RESGATAR A FUNÇÃO SOCIAL DA ECONOMIA: MINHA LEITURA DE LADISLAU DOWBOR
Ler Ladislau
Dowbor é sempre um exercício de deslocamento: ele nos obriga a tirar os
olhos da superfície imediata da economia — gráficos, índices, promessas de
crescimento — e mergulhar naquilo que de fato deveria nos interessar: a vida
das pessoas. Quando peguei em mãos Resgatar a função social da economia,
não senti que estava diante de um livro técnico, mas diante de um chamado. Um
chamado para pensar o lugar da economia não como um fim em si mesma, mas como
instrumento a serviço da coletividade.
Ao longo
das páginas, encontrei argumentos claros e contundentes: a economia,
sequestrada pelos interesses financeiros, deixou de servir à sociedade. O
resultado é o que vemos no Brasil e no mundo: concentração absurda de renda,
precarização do trabalho, destruição ambiental e uma política capturada por
elites que confundem seus lucros privados com “interesse nacional”. Dowbor
mostra como essa lógica estreita nos adoece, nos empobrece e, sobretudo, nos
rouba o futuro.
Fiquei
especialmente tocado pela forma como ele articula teoria e prática. Não é
apenas uma crítica ao neoliberalismo, mas um convite a repensar a economia a
partir daquilo que já existe de solidário, comunitário, sustentável.
Experiências de cooperativas, de economia criativa, de uso consciente da
tecnologia, tudo isso aparece como sementes de uma outra forma de organizar a
vida social. Ao ler, pensei em minha própria cidade, nos coletivos culturais,
nas iniciativas de economia solidária, nas hortas comunitárias que conheço:
todas essas práticas ganham outro sentido quando vistas à luz da proposta de
“resgatar a função social da economia”.
O que
mais me marcou, contudo, foi o tom ético do livro. Dowbor insiste em lembrar
que a economia não é neutra: ou ela serve à dignidade humana, ou serve à
concentração de poder. Não há meio-termo. E é nesse ponto que sua reflexão
ressoa em mim como uma espécie de urgência. Quantas vezes aceitamos discursos
sobre “eficiência” e “competitividade” sem perguntar: eficiência para quem?
Competitividade para quê?
Ler
Dowbor me fez olhar para meu cotidiano com mais atenção. Quando compro algo de
uma pequena produtora local, estou, de algum modo, tensionando essa lógica
excludente. Quando participo de uma roda de conversa sobre cooperativismo,
percebo que não se trata de utopia distante, mas de uma reorganização possível,
concreta, enraizada na vida real.
Leituras Complementares
- Celso Furtado – Formação
Econômica do Brasil: para entender como chegamos ao modelo
concentrador atual.
- Ignacy Sachs – Caminhos
para o desenvolvimento sustentável: sobre alternativas para uma economia que não
destrua o planeta.
- Amartya Sen – Desenvolvimento
como Liberdade: que reforça a ideia de que a economia só faz
sentido quando amplia as liberdades humanas.

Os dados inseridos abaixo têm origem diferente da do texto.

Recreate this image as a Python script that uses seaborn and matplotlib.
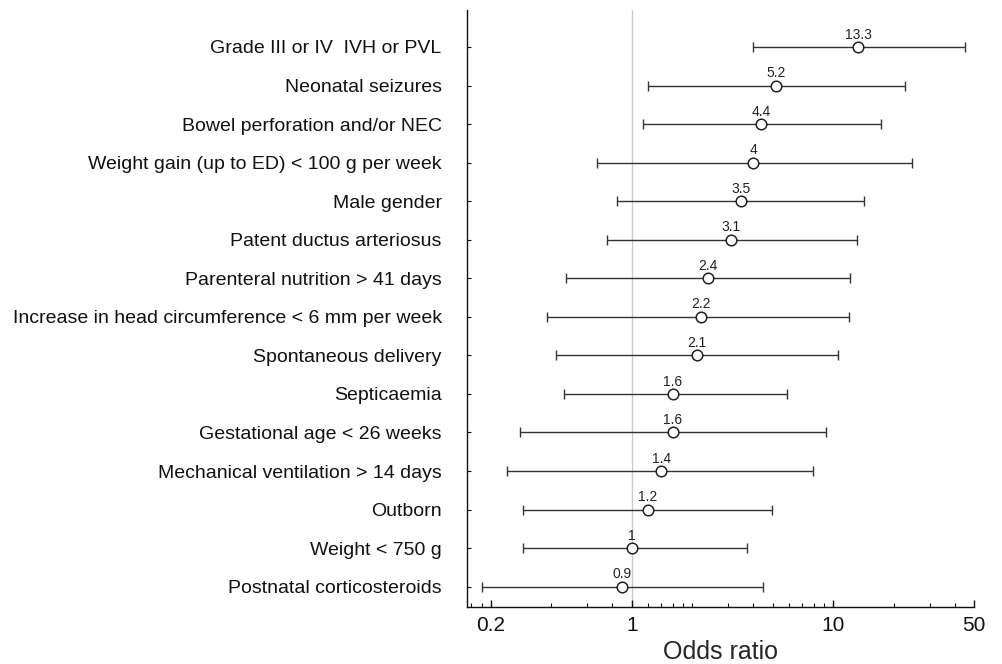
import numpy as np
import pandas as pd
import matplotlib
matplotlib.use("Agg")
import matplotlib.pyplot as plt
import matplotlib.ticker as mticker
import seaborn as sns

sns.set_style("white")
plt.rcParams["font.family"] = ["Liberation Sans", "DejaVu Sans"]

# Risk factors (top to bottom)
factors = [
    "Grade III or IV  IVH or PVL",
    "Neonatal seizures",
    "Bowel perforation and/or NEC",
    "Weight gain (up to ED) < 100 g per week",
    "Male gender",
    "Patent ductus arteriosus",
    "Parenteral nutrition > 41 days",
    "Increase in head circumference < 6 mm per week",
    "Spontaneous delivery",
    "Septicaemia",
    "Gestational age < 26 weeks",
    "Mechanical ventilation > 14 days",
    "Outborn",
    "Weight < 750 g",
    "Postnatal corticosteroids",
]
odds_ratio = [13.3, 5.2, 4.4, 4.0, 3.5, 3.1, 2.4, 2.2, 2.1, 1.6, 1.6, 1.4, 1.2, 1.0, 0.9]
or_labels = ["13.3", "5.2", "4.4", "4", "3.5", "3.1", "2.4", "2.2", "2.1",
             "1.6", "1.6", "1.4", "1.2", "1", "0.9"]
ci_low = [3.98, 1.21, 1.14, 0.67, 0.85, 0.75, 0.47, 0.38, 0.42, 0.46, 0.28, 0.24, 0.29, 0.29, 0.18]
ci_high = [44.9, 22.6, 17.2, 24.5, 14.2, 13.1, 12.1, 11.9, 10.5, 5.9, 9.2, 7.9, 4.95, 3.72, 4.5]

df = pd.DataFrame({"factor": factors, "or": odds_ratio, "low": ci_low, "high": ci_high})
df["pos"] = np.arange(len(df))

fig = plt.figure(figsize=(10.02, 6.64), dpi=100)
ax = fig.add_axes([0.4658, 0.0863, 0.5065, 0.8987])
ax.set_xscale("log")

# reference line at OR = 1
ax.axvline(1, color="#cccccc", lw=1, zorder=0)

# confidence intervals
ax.errorbar(df["or"], df["pos"],
            xerr=[df["or"] - df["low"], df["high"] - df["or"]],
            fmt="none", ecolor="#333333", elinewidth=1, capsize=3.5, capthick=1, zorder=1)

# point estimates
sns.scatterplot(data=df, x="or", y="pos", ax=ax, s=58, marker="o",
                facecolor="white", edgecolor="#222222", linewidth=1.1, zorder=3)

for x, y, lab in zip(df["or"], df["pos"], or_labels):
    ax.annotate(lab, (x, y), xytext=(0, 6), textcoords="offset points",
                ha="center", va="baseline", fontsize=10, color="#222222")

ax.set_xlim(0.152, 50)
ax.set_ylim(len(df) - 0.48, -0.96)
ax.set_yticks(df["pos"])
ax.set_yticklabels(df["factor"], fontsize=14)
ax.set_ylabel("")

ax.xaxis.set_major_locator(mticker.FixedLocator([0.2, 1, 10, 50]))
ax.xaxis.set_major_formatter(mticker.FixedFormatter(["0.2", "1", "10", "50"]))
ax.xaxis.set_minor_locator(mticker.FixedLocator(
    [0.16, 0.18, 0.4, 0.6, 0.8, 1.2, 1.4, 1.6, 1.8, 2, 3, 4, 5, 6, 7, 8, 9, 20, 30, 40]))
ax.xaxis.set_minor_formatter(mticker.NullFormatter())
ax.tick_params(axis="x", which="major", direction="in", bottom=True, length=5, width=1,
               labelsize=15, pad=7, colors="#111111")
ax.tick_params(axis="x", which="minor", direction="in", bottom=True, length=3, width=0.8,
               colors="#111111")
ax.tick_params(axis="y", direction="in", left=True, length=3, width=0.8, pad=18,
               colors="#111111")
ax.set_xlabel("Odds ratio", fontsize=18, labelpad=3)

sns.despine(ax=ax, top=True, right=True)
for s in ["left", "bottom"]:
    ax.spines[s].set_color("#111111")
    ax.spines[s].set_linewidth(1)

fig.savefig("out.png", dpi=100)
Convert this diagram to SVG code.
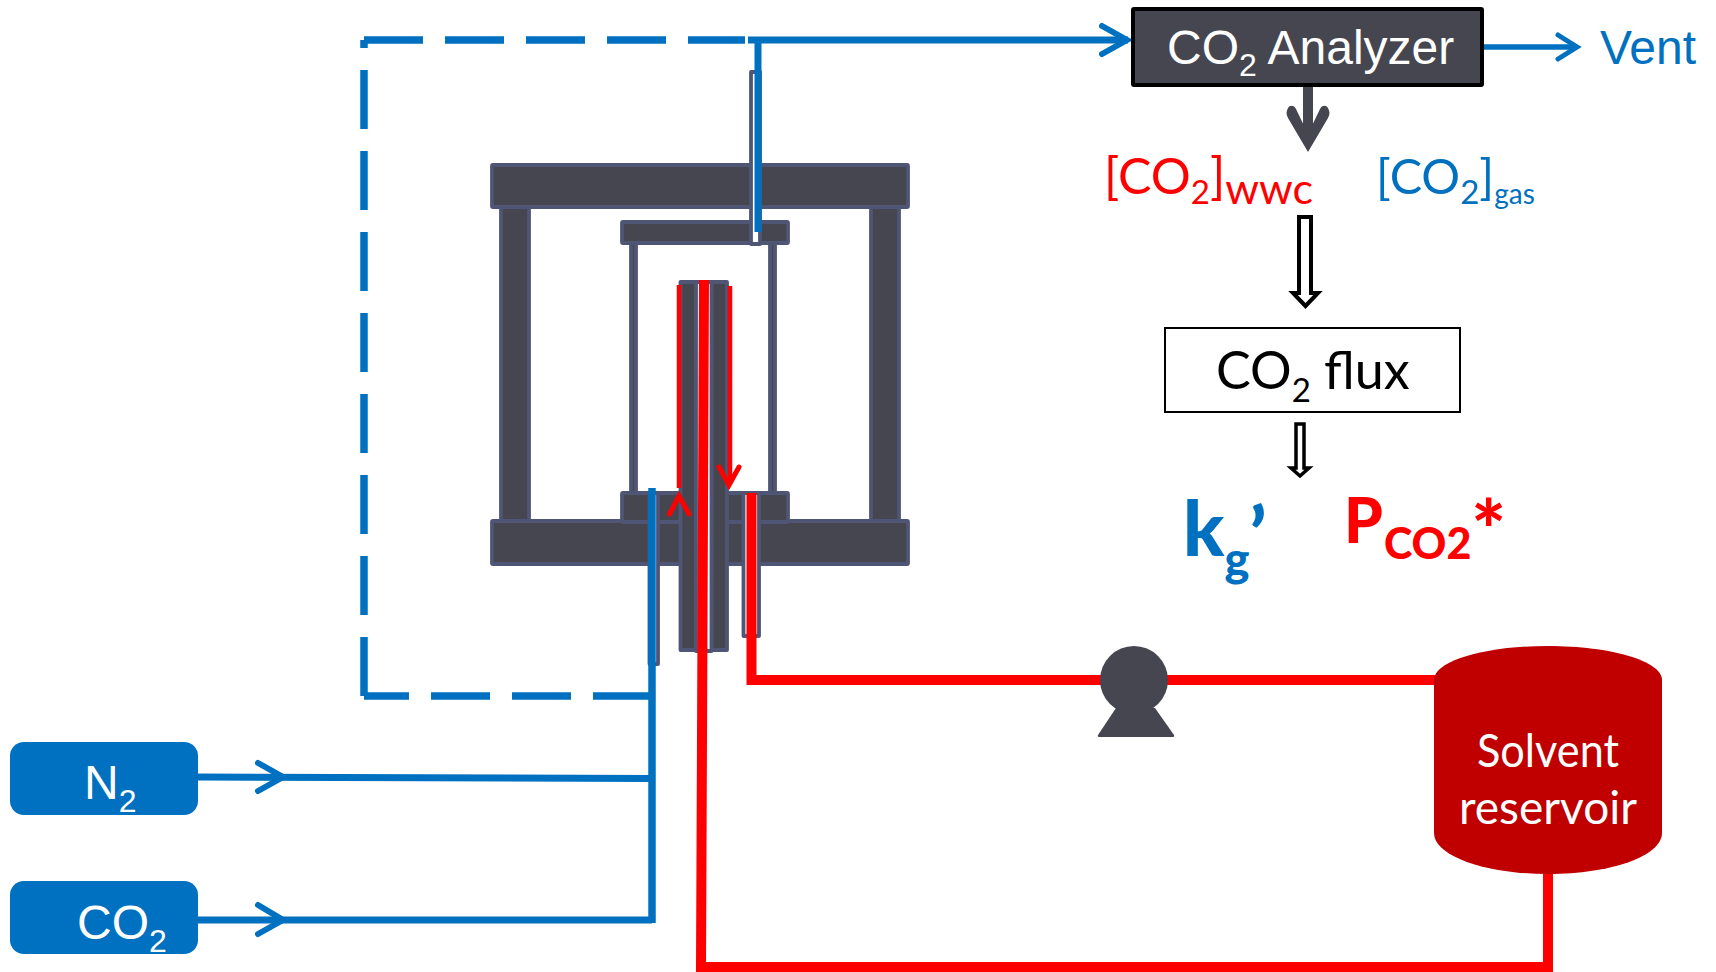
<svg xmlns="http://www.w3.org/2000/svg" width="1716" height="972" viewBox="0 0 1716 972">
<style>
.part{fill:#464650;stroke:#4f5575;stroke-width:3.8;stroke-linejoin:round}
.tube{fill:#fff;stroke:#4f5575;stroke-width:3.8;stroke-linejoin:round}
.b{fill:none;stroke:#0070c0;stroke-width:7}
.bd{fill:none;stroke:#0070c0;stroke-width:7.5;stroke-dasharray:59 22}
.bh{fill:none;stroke:#0070c0;stroke-width:6;stroke-linecap:round;stroke-linejoin:miter}
.r{fill:none;stroke:#f00;stroke-width:10}
.rt{fill:none;stroke:#f00;stroke-width:4.5}
.rh{fill:none;stroke:#f00;stroke-width:5;stroke-linecap:round}
.hollow{fill:#fff;stroke:#000;stroke-width:4;stroke-linejoin:miter}
.ar{font-family:"Liberation Sans",Arial,sans-serif}
.la{font-family:Lato,"Noto Sans",sans-serif}
</style>
<g id="apparatus">
<rect class="part" x="501" y="205" width="28" height="317"/>
<rect class="part" x="871" y="205" width="28" height="317"/>
<rect class="part" x="492" y="165" width="416" height="42" rx="1"/>
<rect class="part" x="492" y="521" width="416" height="43" rx="1"/>
<rect class="part" x="631" y="243" width="5" height="250"/>
<rect class="part" x="770" y="243" width="5" height="250"/>
<rect class="part" x="622" y="222" width="166" height="21" rx="1"/>
<rect class="part" x="622" y="493" width="166" height="29" rx="1"/>
<rect class="tube" x="751" y="72" width="9" height="172"/>
<rect class="tube" x="649.5" y="493" width="8.5" height="171"/>
<rect class="tube" x="743.5" y="493" width="15.5" height="143"/>
<rect class="part" x="680.5" y="282" width="15.5" height="368"/>
<rect class="part" x="711.5" y="282" width="15.5" height="368"/>
<rect class="tube" x="696" y="282" width="15.5" height="369"/>
</g>
<g id="connectors">
<path class="bd" d="M364 40H745"/>
<path class="bd" d="M364 696V40"/>
<path class="bd" d="M652 696H364"/>
<path class="b" d="M748 40H1128"/>
<path class="b" d="M758 40V232"/>
<polyline class="bh" points="1102,26 1127,40 1102,54"/>
<path class="b" d="M1484 47H1574" style="stroke-width:5.5"/>
<polyline class="bh" points="1558,35 1577,47 1558,59" style="stroke-width:5"/>
<path class="b" d="M652 488V923" style="stroke-width:7.5"/>
<path class="b" d="M198 777L652 778.5"/>
<polyline class="bh" points="258,763 283,777 258,791"/>
<path class="b" d="M198 920H652"/>
<polyline class="bh" points="258,905 283,920 258,934"/>
<path class="r" d="M704 280L701 967H1548V874"/>
<path class="r" d="M751.5 493V680H1436"/>
<path class="rt" d="M679 285V488"/>
<polyline class="rh" points="669.5,514 679,496 689,514"/>
<path class="rt" d="M730 286V484"/>
<polyline class="rh" points="719,467 729,485 739,467"/>
<path d="M1308 87V140" fill="none" stroke="#464650" stroke-width="10"/>
<path d="M1288 108C1286 112 1286 114 1288 118L1308 152L1328 118C1330 114 1330 112 1328 108C1326 105 1322 105 1320 109L1308 134L1296 109C1294 105 1290 105 1288 108Z" fill="#464650"/>
<path class="hollow" d="M1299 217H1311V293H1318L1305.5 306L1293 293H1299Z"/>
<path class="hollow" d="M1296 424H1304V468H1309L1300 476L1291 468H1296Z" style="stroke-width:3.5"/>
</g>
<g id="analyzer">
<rect x="1133" y="9" width="349" height="76" fill="#464650" stroke="#000" stroke-width="4" rx="1"/>
<text class="ar" x="1167" y="64" font-size="48" fill="#fff">CO<tspan dy="12" font-size="32">2</tspan><tspan dy="-12"> Analyzer</tspan></text>
</g>
<g id="vent"><text class="ar" x="1600" y="64" font-size="48" fill="#0070c0">Vent</text></g>
<g id="co2-wwc"><text class="la" x="1104" y="194" font-size="50" fill="#f00">[CO<tspan dy="10" font-size="33">2</tspan><tspan dy="-10">]</tspan><tspan dy="10" font-size="43">wwc</tspan></text></g>
<g id="co2-gas"><text class="la" x="1376" y="194" font-size="48.5" fill="#0070c0">[CO<tspan dy="10" font-size="33">2</tspan><tspan dy="-10">]</tspan><tspan dy="10" font-size="28">gas</tspan></text></g>
<g id="flux">
<rect x="1165" y="328" width="295" height="84" fill="#fff" stroke="#000" stroke-width="2"/>
<text class="la" x="1216" y="389" font-size="52" fill="#000">CO<tspan dy="13" font-size="33">2</tspan><tspan dy="-13"> flux</tspan></text>
</g>
<g id="kg"><text class="la" x="1183" y="556" font-size="76" font-weight="900" fill="#0070c0">k<tspan dy="20" font-size="47">g</tspan><tspan dy="-14" dx="0">’</tspan></text></g>
<g id="pco2"><text class="la" x="1344" y="543" font-size="62" font-weight="900" fill="#f00">P<tspan dy="16" dx="1" font-size="43">CO2</tspan><tspan dy="1" font-size="82">*</tspan></text></g>
<g id="pump">
<path d="M1116 708L1098 735Q1097 737 1100 737H1172Q1175 737 1174 735L1155 708Z" fill="#464650"/>
<ellipse cx="1134" cy="680" rx="34" ry="34" fill="#464650"/>
</g>
<g id="reservoir">
<path d="M1434 680C1434 661 1485 646 1548 646S1662 661 1662 680V833C1662 856 1611 874 1548 874S1434 856 1434 833Z" fill="#c00000"/>
<text class="la" x="1548" y="767" font-size="46" fill="#fff" text-anchor="middle" textLength="142" lengthAdjust="spacingAndGlyphs">Solvent</text>
<text class="la" x="1548" y="824" font-size="46" fill="#fff" text-anchor="middle">reservoir</text>
</g>
<g id="n2">
<rect x="10" y="742" width="188" height="73" rx="14" fill="#0070c0"/>
<text class="ar" x="84" y="799" font-size="48" fill="#fff">N<tspan dy="13" font-size="32">2</tspan></text>
</g>
<g id="co2">
<rect x="10" y="881" width="188" height="73" rx="14" fill="#0070c0"/>
<text class="ar" x="77" y="939" font-size="48" fill="#fff">CO<tspan dy="13" font-size="32">2</tspan></text>
</g>
</svg>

- José Luís Fiori – O Poder
Global e a Nova Geopolítica das Nações: para situar a discussão de
Dowbor no cenário internacional.
Fechamento
Ao
terminar o livro, senti que Dowbor não propõe apenas uma análise, mas uma responsabilidade.
Resgatar a função social da economia é, em última instância, resgatar nossa
própria humanidade. É lembrar que números não comem, que gráficos não respiram,
que o PIB não sente frio. Quem sente somos nós. E a economia deve existir para
garantir que a vida floresça, não para servir ao deus abstrato do capital.